As we think of them in museums, advisors bring expertise, experiences, and perspectives that are otherwise difficult to access. Even if a museum had all the expertise it needed in-house, being self-contained would not produce the same healthy vibrancy that engaging colleagues as advisors does. With backgrounds in other museums, in non-museum settings, and in the community, advisors contribute a fresh dose of the outside world. Advisors may have specialties that complement or extend available internal specialties. Often their participation serves as a valuable capacity building opportunity for staff. Whether bringing a critical perspective to long-term museum strategy, providing more extensive experience on a project than is currently available in the museum, or contributing an expertise such as science or literacy, advisors are important among a museum’s stakeholder groups as I’ve written about before.
Over the years I have had the good fortune to be a well-used advisor on several projects. Looking towards the other end of the advisor spectrum, I have also been invited to be an advisor and provide a letter of support; perhaps I heard when the project was funded but then heard not a word about the project. When I have been a well-used advisor, I have been put to work productively on a project’s behalf. This last week’s project was definitely such an invigorating and rewarding opportunity. Over the course of two terrific days, I thought about what was coming together to produce a highly successful meeting that significantly advanced the project and justified the considerable expense involved. While this is a large project that is well-funded, the underlying thinking that applied here can also work for smaller projects and in smaller museums.
My observations and perspective are as an advisor and are also informed by comments from other advisors and partners. They cluster in a few areas.
Making the Most of Advisors
Three consideration make the most of advisors and partners coming together in one place over a period of time to be highly productive.
• Relevant and deep expertise about a topic or topics. A wide range of expertise is required for any complex project. I certainly think collaboratively creating an interactive exhibition about mathematics for children and youth (at 4 locations) qualifies as complex. As people introduced themselves and shared observations, it was clear that the assembled expertise reflected the full dimension of the project, fuller than I had first realized. It was varied, deep, and relevant. Various types of expertise were present, for instance: in accessibility, mathematics, embodied cognition, new media, visitor research, math education, and prototyping. In some cases, the expertise of a partner or advisor was quite specialized and just what the project needed in a particular area.

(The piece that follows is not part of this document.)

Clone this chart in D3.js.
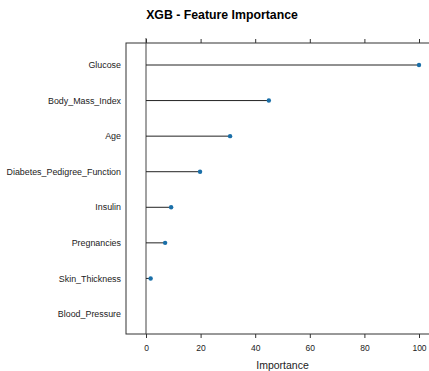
<!DOCTYPE html>
<html>
<head>
<meta charset="utf-8">
<script src="https://cdn.jsdelivr.net/npm/d3@7"></script>
<style>
  body { margin: 0; background: #fff; }
  text { font-family: "Liberation Sans", Arial, sans-serif; }
</style>
</head>
<body>
<script>
// feature importance values
const features = ["Glucose", "Body_Mass_Index", "Age", "Diabetes_Pedigree_Function",
                  "Insulin", "Pregnancies", "Skin_Thickness", "Blood_Pressure"];
const importance = [100, 45, 30.8, 19.8, 9.2, 7.0, 1.7, 0];
const ticks = [0, 20, 40, 60, 80, 100];

const w = 429, h = 371;
const svg = d3.select("body").append("svg")
    .attr("width", w)
    .attr("height", h);

let boxTop = 43, boxBottom = 334, boxLeft = 126;

// horizontal scale, box runs off the right edge
const xScale = d3.scaleLinear()
    .domain([0, 100])
    .range([146, 419]);

const yScale = d3.scalePoint()
    .domain(features)
    .range([65, 314]);

const boxRight = xScale(107.5);

// title
svg.append("text")
    .attr("x", 222)
    .attr("y", 19)
    .attr("text-anchor", "middle")
    .attr("font-size", "12.3px")
    .attr("font-weight", "bold")
    .text("XGB - Feature Importance");

// box
svg.append("rect")
    .attr("x", boxLeft)
    .attr("y", boxTop)
    .attr("width", boxRight - boxLeft)
    .attr("height", boxBottom - boxTop)
    .attr("fill", "none")
    .attr("stroke", "#333")
    .attr("stroke-width", 1);

// zero line
svg.append("line")
    .attr("x1", xScale(0)).attr("x2", xScale(0))
    .attr("y1", boxTop - 5).attr("y2", boxBottom)
    .attr("stroke", "#444");

// top and bottom axes
svg.append("g")
    .attr("transform", "translate(0," + boxTop + ")")
    .call(d3.axisTop(xScale).tickValues(ticks).tickSize(4).tickFormat(""))
    .call(g => g.select(".domain").remove())
    .call(g => g.selectAll("line").attr("stroke", "#333"));

svg.append("g")
    .attr("transform", "translate(0," + boxBottom + ")")
    .call(d3.axisBottom(xScale).tickValues(ticks).tickSize(4).tickPadding(7))
    .call(g => g.select(".domain").remove())
    .call(g => g.selectAll("line").attr("stroke", "#333"))
    .call(g => g.selectAll("text").attr("font-size", "8.5px").attr("fill", "#222")
        .attr("font-family", "Liberation Sans, Arial, sans-serif"));

svg.append("text")
    .attr("text-anchor", "middle")
    .attr("x", xScale(50))
    .attr("y", 369)
    .attr("font-size", "10.5px")
    .attr("fill", "#222")
    .text("Importance");

// labels
svg.selectAll(".lab")
    .data(features)
    .enter()
    .append("text")
    .attr("class", "lab")
    .attr("x", 121)
    .attr("y", d => yScale(d))
    .attr("dy", "0.35em")
    .attr("text-anchor", "end")
    .attr("font-size", "8.9px")
    .attr("fill", "#222")
    .text(d => d);

// stems
svg.selectAll(".stem")
    .data(importance)
    .enter()
    .append("line")
    .attr("class", "stem")
    .attr("x1", xScale(0))
    .attr("x2", d => xScale(d))
    .attr("y1", (d, i) => yScale(features[i]))
    .attr("y2", (d, i) => yScale(features[i]))
    .attr("stroke", "#222")
    .attr("stroke-width", 1);

// dots
svg.selectAll(".dot")
    .data(importance.filter(d => d > 0))
    .enter()
    .append("circle")
    .attr("class", "dot")
    .attr("cx", d => xScale(d))
    .attr("cy", (d, i) => yScale(features[i]))
    .attr("r", 2.2)
    .attr("fill", "#1a6fa8");
</script>
</body>
</html>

• A mix of perspectives. Perspectives, while informed by expertise are also shaped by experience and background bringing different lenses and filters to a topic or project. Perspectives criss-cross and intersect in interesting ways to open up a question, tackle an issue, or find a solution. Some similar but distinct viewpoints were apparent among internal and external and museum researchers as well as mathematics researchers; mathematics and science educators; educators from formal and informal learning settings; museum and non-museum informal settings. Viewpoints on how messy exhibit activities could be varied among partner institutions .
|Gathering input on moving ahead|
A Productive Gathering
An unimaginable amount of thought, planning and pre-planning goes into any meeting, let alone a meeting that brings dozens of people together from a dozen states, is highly accountable to the outcomes of a significant project, and is respectful of people’s time. I thought several of the features of the meeting really contributed to its value.

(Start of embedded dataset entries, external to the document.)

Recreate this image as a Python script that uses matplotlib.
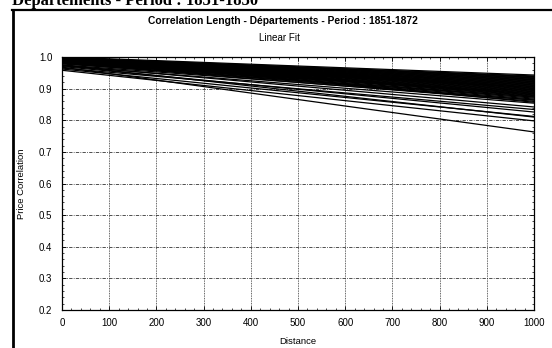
import matplotlib.pyplot as plt
from matplotlib.lines import Line2D
import numpy as np

plt.rcParams['font.family'] = ['Liberation Sans', 'DejaVu Sans']

# linear fits: correlation at distance 0 and at distance 1000
x_ends = [0, 1000]
start_vals = [1.000, 0.998, 0.997, 0.996, 0.995, 0.994, 0.993, 0.992, 0.991, 0.990,
              0.989, 0.988, 0.988, 0.987, 0.986, 0.985, 0.985, 0.984, 0.983, 0.982,
              0.999, 0.997, 0.995, 0.993, 0.991, 0.989, 0.987, 0.985, 0.983, 0.981,
              0.996, 0.994, 0.992, 0.990, 0.988, 0.986, 0.984, 0.982, 0.980, 0.998,
              0.978, 0.975, 0.972, 0.974, 0.965, 0.970, 0.962, 0.974, 0.958, 0.968]
end_vals = [0.943, 0.940, 0.938, 0.936, 0.934, 0.932, 0.930, 0.928, 0.926, 0.924,
            0.922, 0.920, 0.918, 0.916, 0.914, 0.912, 0.910, 0.908, 0.906, 0.904,
            0.902, 0.900, 0.898, 0.896, 0.894, 0.892, 0.890, 0.888, 0.886, 0.884,
            0.882, 0.880, 0.878, 0.876, 0.873, 0.870, 0.867, 0.864, 0.860, 0.857,
            0.874, 0.864, 0.854, 0.842, 0.834, 0.826, 0.812, 0.810, 0.798, 0.763]

x_ticks = [0, 100, 200, 300, 400, 500, 600, 700, 800, 900, 1000]
y_ticks = [0.2, 0.3, 0.4, 0.5, 0.6, 0.7, 0.8, 0.9, 1.0]

fig = plt.figure(figsize=(5.52, 3.48), dpi=100)
ax = fig.add_axes([62/552, 38/348, 472/552, 253/348])

for s, e in zip(start_vals, end_vals):
    ax.plot(x_ends, [s, e], color='black', lw=0.9, solid_capstyle='butt')

ax.set_xlim(0, 1000)
ax.set_ylim(0.2, 1.0)
ax.set_xticks(x_ticks)
ax.set_yticks(y_ticks)
ax.set_yticklabels([f"{v:.1f}" for v in y_ticks])
ax.tick_params(direction='in', length=3, width=0.6, labelsize=7, top=True, right=True)
ax.tick_params(axis='x', pad=6)
ax.tick_params(axis='y', pad=7)
ax.minorticks_on()
ax.tick_params(which='minor', direction='in', length=1.5, width=0.5, top=True, right=True)
ax.grid(True, axis='y', color='#333333', lw=0.6, ls=(0, (4, 1.5, 1, 1.5)))
ax.grid(True, axis='x', color='#333333', lw=0.6, ls=(0, (1, 1)))
for sp in ax.spines.values():
    sp.set_linewidth(0.9)

ax.set_xlabel("Distance", fontsize=6.8, labelpad=6)
ax.set_ylabel("Price Correlation", fontsize=6.8, labelpad=9)

fig.text(283/552, 1 - 21/348, "Correlation Length - Départements - Period : 1851-1872",
         ha='center', va='center', fontsize=7.4, fontweight='bold')
fig.text(279/552, 1 - 38/348, "Linear Fit", ha='center', va='center', fontsize=7.1)

# page text cut off above the frame
fig.text(12/552, 1 - 5/348, "Departements - Period : 1851-1850", ha='left', va='baseline',
         fontsize=12, fontweight='bold', family=['Liberation Serif', 'DejaVu Serif'])

# scanned frame lines
fig.add_artist(Line2D([12/552, 1.0], [1 - 9.5/348, 1 - 9.5/348], color='black', lw=1.6))
fig.add_artist(Line2D([13/552, 13/552], [0, 1 - 9.5/348], color='black', lw=2.0))

fig.savefig("out.png", dpi=100)
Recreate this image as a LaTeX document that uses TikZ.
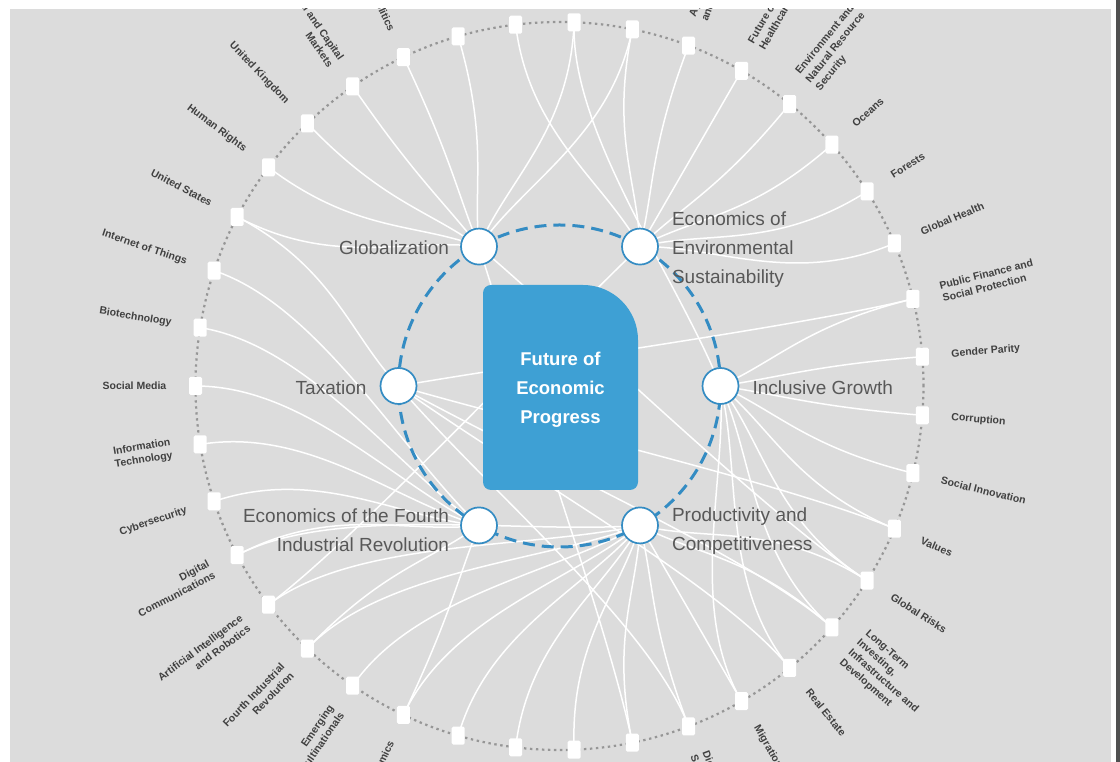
\documentclass[tikz,border=0pt]{standalone}
\usepackage{fontspec}
\setmainfont{Liberation Sans}
\usetikzlibrary{calc}
\definecolor{bg}{RGB}{220,220,220}
\definecolor{boxblue}{RGB}{62,160,212}
\definecolor{ringblue}{RGB}{52,140,195}
\definecolor{dotgray}{RGB}{150,150,150}
\definecolor{lbl}{RGB}{88,88,88}
\definecolor{olbl}{RGB}{64,64,64}
\definecolor{edge}{RGB}{80,80,80}
\begin{document}
\begin{tikzpicture}[x=1pt,y=1pt,
  conn/.style={white, line width=1.5pt},
  sq/.style={fill=white, draw=none, minimum width=13pt, minimum height=18pt, inner sep=0pt, rounded corners=1.5pt},
  hub/.style={circle, fill=white, draw=ringblue, line width=1.7pt, minimum size=36pt, inner sep=0pt},
  hublabel/.style={text=lbl, font=\fontsize{19}{29}\selectfont, inner sep=0pt},
  rlab/.style={text=olbl, font=\bfseries\fontsize{10.5}{13}\selectfont, inner sep=0pt, anchor=west, align=left},
  llab/.style={text=olbl, font=\bfseries\fontsize{10.5}{13}\selectfont, inner sep=0pt, anchor=east, align=right}]
\useasboundingbox (0,0) rectangle (1120,762);
\fill[white] (0,0) rectangle (1120,762);
\fill[bg] (10,0) rectangle (1111,753);
\fill[edge] (1116,0) rectangle (1120,762);

\coordinate (C) at (559.5,376);
\draw[dotgray, line width=2.2pt, dash pattern=on 2.4pt off 3.6pt] (C) circle[radius=364];

% outer squares positions
\foreach \k in {0,...,38}{
  \pgfmathsetmacro{\ang}{180-\k*360/39}
  \coordinate (s\k) at ($(C)+(\ang:364)$);
}
% hub positions
\coordinate (hG) at ($(C)+(120:161)$);
\coordinate (hE) at ($(C)+(60:161)$);
\coordinate (hI) at ($(C)+(0:161)$);
\coordinate (hP) at ($(C)+(-60:161)$);
\coordinate (hF) at ($(C)+(-120:161)$);
\coordinate (hT) at ($(C)+(180:161)$);

% connectors
\foreach \k/\h in {3/G,4/G,5/G,6/G,7/G,8/G,10/G,11/G,23/G,28/G,
  9/E,11/E,12/E,13/E,14/E,15/E,16/E,17/E,35/E,
  10/I,18/I,19/I,20/I,21/I,22/I,23/I,24/I,25/I,26/I,
  23/P,24/P,26/P,27/P,28/P,29/P,30/P,31/P,32/P,33/P,34/P,35/P,36/P,
  0/F,1/F,2/F,32/F,34/F,36/F,37/F,38/F,
  3/T,18/T,22/T,24/T,25/T,27/T}{
  \draw[conn] (s\k) .. controls ($(s\k)!0.3!(C)$) and ($(h\h)!0.3!(s\k)$) .. (h\h);
}

% squares
\foreach \k in {0,...,38}{
  \node[sq] (q\k) at (s\k) {};
}

% central box
\fill[boxblue] (483,469) -- (483,280) arc[start angle=180,end angle=270,radius=8]
  -- (630,272) arc[start angle=270,end angle=360,radius=8]
  -- (638,422) arc[start angle=0,end angle=90,radius=55]
  -- (491,477) arc[start angle=90,end angle=180,radius=8] -- cycle;
\node[text=white, font=\bfseries\fontsize{18.5}{29}\selectfont, align=center, inner sep=0pt] (core) at (560.5,372) {Future of\\Economic\\Progress};

% dashed ring
\draw[ringblue, line width=3pt, dash pattern=on 12pt off 7pt] (C) circle[radius=161];

% hubs
\node[hub] (G) at (hG) {};
\node[hub] (E) at (hE) {};
\node[hub] (I) at (hI) {};
\node[hub] (P) at (hP) {};
\node[hub] (F) at (hF) {};
\node[hub] (T) at (hT) {};

% hub labels
\node[hublabel, anchor=east] (lG) at ($(G.west)+(-11,-1.5)$) {Globalization};
\node[hublabel, anchor=west, align=left] (lE) at ($(E.east)+(13,-3)$) {Economics of\\Environmental\\Sustainability};
\node[hublabel, anchor=west] (lI) at ($(I.east)+(13,-2)$) {Inclusive Growth};
\node[hublabel, anchor=west, align=left] (lP) at ($(P.east)+(13,-5.5)$) {Productivity and\\Competitiveness};
\node[hublabel, anchor=east, align=right] (lF) at ($(F.west)+(-11,-4.5)$) {Economics of the Fourth\\Industrial Revolution};
\node[hublabel, anchor=east] (lT) at ($(T.west)+(-13,-2)$) {Taxation};

% outer labels
\begin{scope}
\clip (10,0) rectangle (1111,753);
\foreach \k/\t in {12/{Agriculture, Food\\and Beverage},13/{Future of Health and\\Healthcare},
  14/{Environment and\\Natural Resource\\Security},15/{Oceans},16/{Forests},17/{Global Health},
  18/{Public Finance and\\Social Protection},19/{Gender Parity},20/{Corruption},
  21/{Social Innovation},22/{Values},23/{Global Risks},
  24/{Long-Term\\Investing,\\Infrastructure and\\Development},25/{Real Estate},
  26/{Migration},27/{Digital Economy and\\Society}}{
  \pgfmathsetmacro{\ang}{180-\k*360/39}
  \node[rlab, rotate=\ang] (t\k) at ($(C)+(\ang:393)$) {\t};
}
\foreach \k/\t in {0/{Social Media},1/{Biotechnology},2/{Internet of Things},
  3/{United States},4/{Human Rights},5/{United Kingdom},
  6/{Financial and Capital\\Markets},7/{Geopolitics},
  32/{Geo-economics},33/{Emerging\\Multinationals},34/{Fourth Industrial\\Revolution},
  35/{Artificial Intelligence\\and Robotics},36/{Digital\\Communications},
  37/{Cybersecurity},38/{Information\\Technology}}{
  \pgfmathsetmacro{\ang}{180-\k*360/39}
  \pgfmathsetmacro{\rot}{\ang-180}
  \node[llab, rotate=\rot] (t\k) at ($(C)+(\ang:393)$) {\t};
}
\end{scope}
\end{tikzpicture}
\end{document}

Great gatherings start with thoughtful advisor and partner selection. Besides selecting for expertise and perspective, advisors have to be interested in the project and value the opportunity to contribute. This means a willingness to make time on their calendar, to participate actively and turn-off phones, and to believe fully that what others have to contribute is as, or more interesting, than what they have to say. After you have the group of partners and advisors you want, the following come into play.

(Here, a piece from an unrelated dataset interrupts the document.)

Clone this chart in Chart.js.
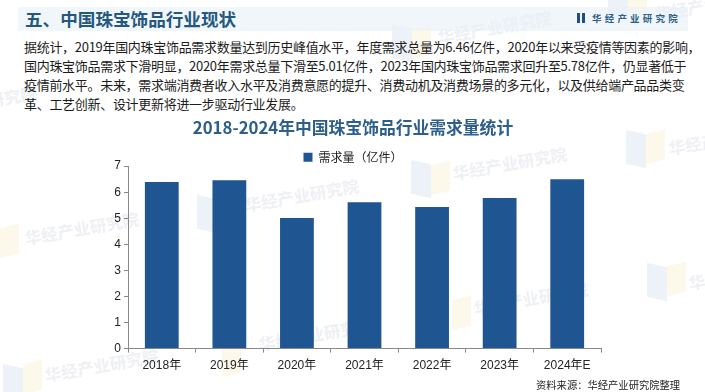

• Advanced preparation. People are busy. Get dates on the calendar early with clear information start and end times and travel arrangements; give a progress report on the project; set and share meeting goals. Send the agenda and any reports.
• Project goals and commitments at the forefront. Nothing serves keeping on track as well as re-visiting project goals at each step of the process. While goals are bound to morph somewhat, they are the best accountability tool and centering device I know of. When a meeting brings together people who have not been working everyday on this project, opening with goals brings everyone together and focuses their expertise on the same set of important ideas. There were several points in the meeting where returning to the goals moved us forward.
• Create an environment in which everyone can participate. Somewhere between extending a friendly invitation and setting a firm expectation, make it clear that the full range of experiences, perspectives, and expertise are welcome, valued, and needed. This practice is established early in a project’s history. At the first partner and advisor meeting, advisors were all asked to make a presentation about a similar project they’d been involved in and its lessons for Math Core.
|How does this work? A question for learners and prototypers|
• Ample time for sharing. This meeting was well-paced with time for the whole group together, sharing results of a research study, a preliminary evaluation report and the preliminary accessibility report, along with large group discussions and reflections. There was also time and place for side conversations which was built into a “non-conference” exercise that built on side-bar conversations.
Playing it Forward
I think the meeting met its goals (and then some). Partners and advisors left feeling they had accomplished a lot and were eager to get going on the next steps. For me, great, interesting ideas and insights from partners and advisors boiled up from a quick 22 hours that I will be noodling on, working with, and writing about probably for years to come. Five seem particularly engaging.
• The value of learning, or of an experience, is how meaningfully it comes to live in a future behavior or experience. Thanks to Paul Tatter, ¡Explora!
• Children aren’t afraid of problem solving but we have to give them the materials and problems to solve to make it easy for them to see the underlying math (or other concepts) involved. Thanks to Dr. Hyman Bass, University of Michigan.
• Gestures–pointing, moving arms, making shapes in the air–as evidence of what kind of an experience a person is having. Thanks to Ricardo Nemirovsky and Molly Kelton from San Diego State University.
• Parents take their role as their child’s teachers very seriously. Their only role model, however, is the classroom teacher. How can we model, or coach, parents in informal teaching?
• Create experiences for learners to make it easy for them to move from messing around, to fluency, to improvisation.